# Problem description
Could the lines from the start of the data through the line with "from matplotlib.patches import Polygon" be set down exactly, with no pictures among them?
## START Data records
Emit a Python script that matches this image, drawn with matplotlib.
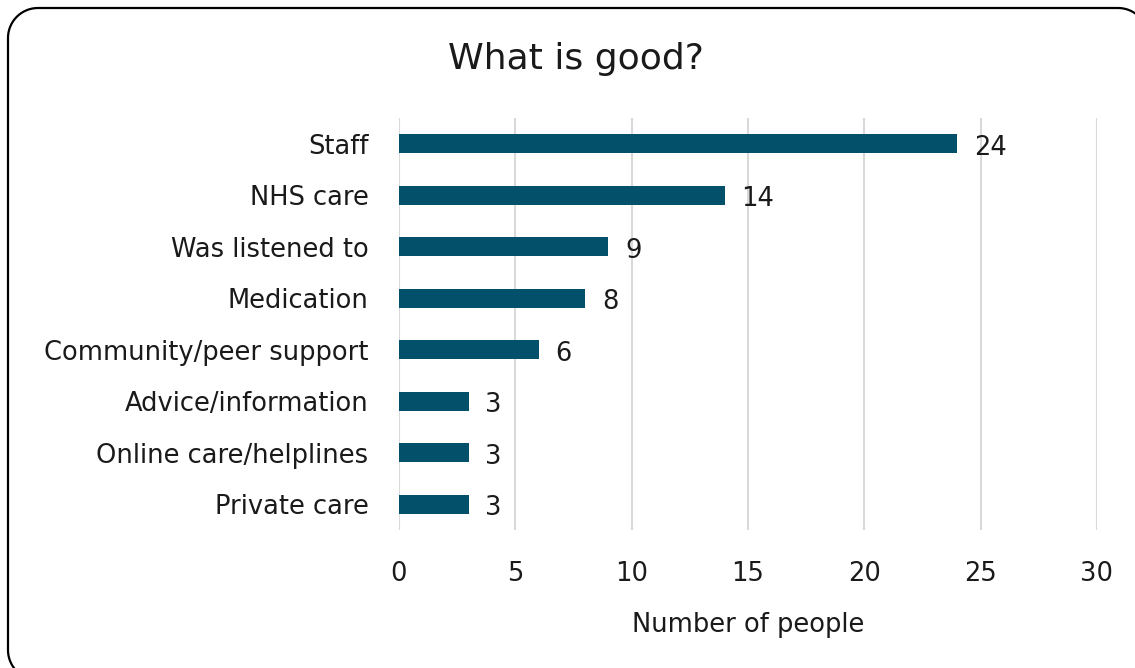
import numpy as np
import matplotlib.pyplot as plt
from matplotlib.patches import Polygon

# Responses: what is good?
categories = [
    "Staff",
    "NHS care",
    "Was listened to",
    "Medication",
    "Community/peer support",
    "Advice/information",
    "Online care/helplines",
    "Private care",
]
counts = [24, 14, 9, 8, 6, 3, 3, 3]

plt.rcParams["font.family"] = ["DejaVu Sans"]
txt = "#1a1a1a"
fs = 18.5

W, H = 1135, 668
fig = plt.figure(figsize=(W / 100, H / 100), dpi=100)
ax = fig.add_axes([0.3515, 0.2066, 0.6150, 0.6168])

bar_color = "#03506b"
y = range(len(categories))
bars = ax.barh(y, counts, height=0.37, color=bar_color, zorder=3)

for bar, val in zip(bars, counts):
    ax.annotate(
        f"{val}",
        (val, bar.get_y() + bar.get_height() / 2),
        xytext=(12, -3),
        textcoords="offset points",
        va="center",
        ha="left",
        fontsize=fs,
        color=txt,
    )

ax.set_xlim(0, 30)
ax.set_ylim(len(categories) - 0.5, -0.5)
ax.set_yticks(list(y))
ax.set_yticklabels(categories, fontsize=fs, color=txt)
ax.set_xticks(range(0, 31, 5))
ax.tick_params(axis="x", labelsize=fs, colors=txt, length=0, pad=22)
ax.tick_params(axis="y", length=0, pad=22)
ax.grid(axis="x", color="#d9d9d9", linewidth=1.5, zorder=0)
for side in ax.spines.values():
    side.set_visible(False)

ax.set_xlabel("Number of people", fontsize=fs, color=txt, labelpad=18)
fig.text(0.507, 0.912, "What is good?", ha="center", va="center",
         fontsize=26, color=txt)


# rounded frame as a polyline (pixels), runs past the right/bottom edges
def rounded_frame(x0, y0, x1, y1, r, n=24):
    pts = []
    corners = [
        (x1 - r, y1 - r, 0),      # top right
        (x0 + r, y1 - r, 90),     # top left
        (x0 + r, y0 + r, 180),    # bottom left
        (x1 - r, y0 + r, 270),    # bottom right
    ]
    for cx, cy, start in corners:
        t = np.radians(np.linspace(start, start + 90, n))
        pts.extend(zip(cx + r * np.cos(t), cy + r * np.sin(t)))
    pts = np.array(pts)
    return np.column_stack([pts[:, 0] / W, pts[:, 1] / H])


frame = Polygon(
    rounded_frame(8, -12, 1148, H - 8, 30), closed=True,
    transform=fig.transFigure, facecolor="none",
    edgecolor="black", linewidth=1.6,
)
fig.patches.append(frame)

fig.savefig("out.png", dpi=100)
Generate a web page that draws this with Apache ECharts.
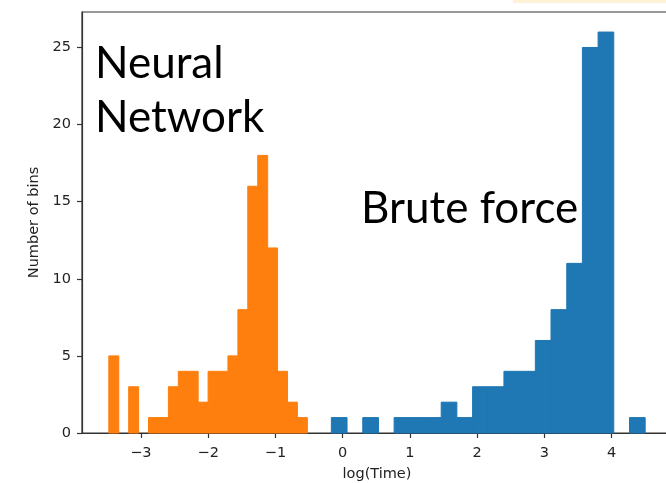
## END Data records
# Solution for this task
Emit a Python script that matches this image, drawn with matplotlib.
import numpy as np
import matplotlib.pyplot as plt
from matplotlib.patches import Polygon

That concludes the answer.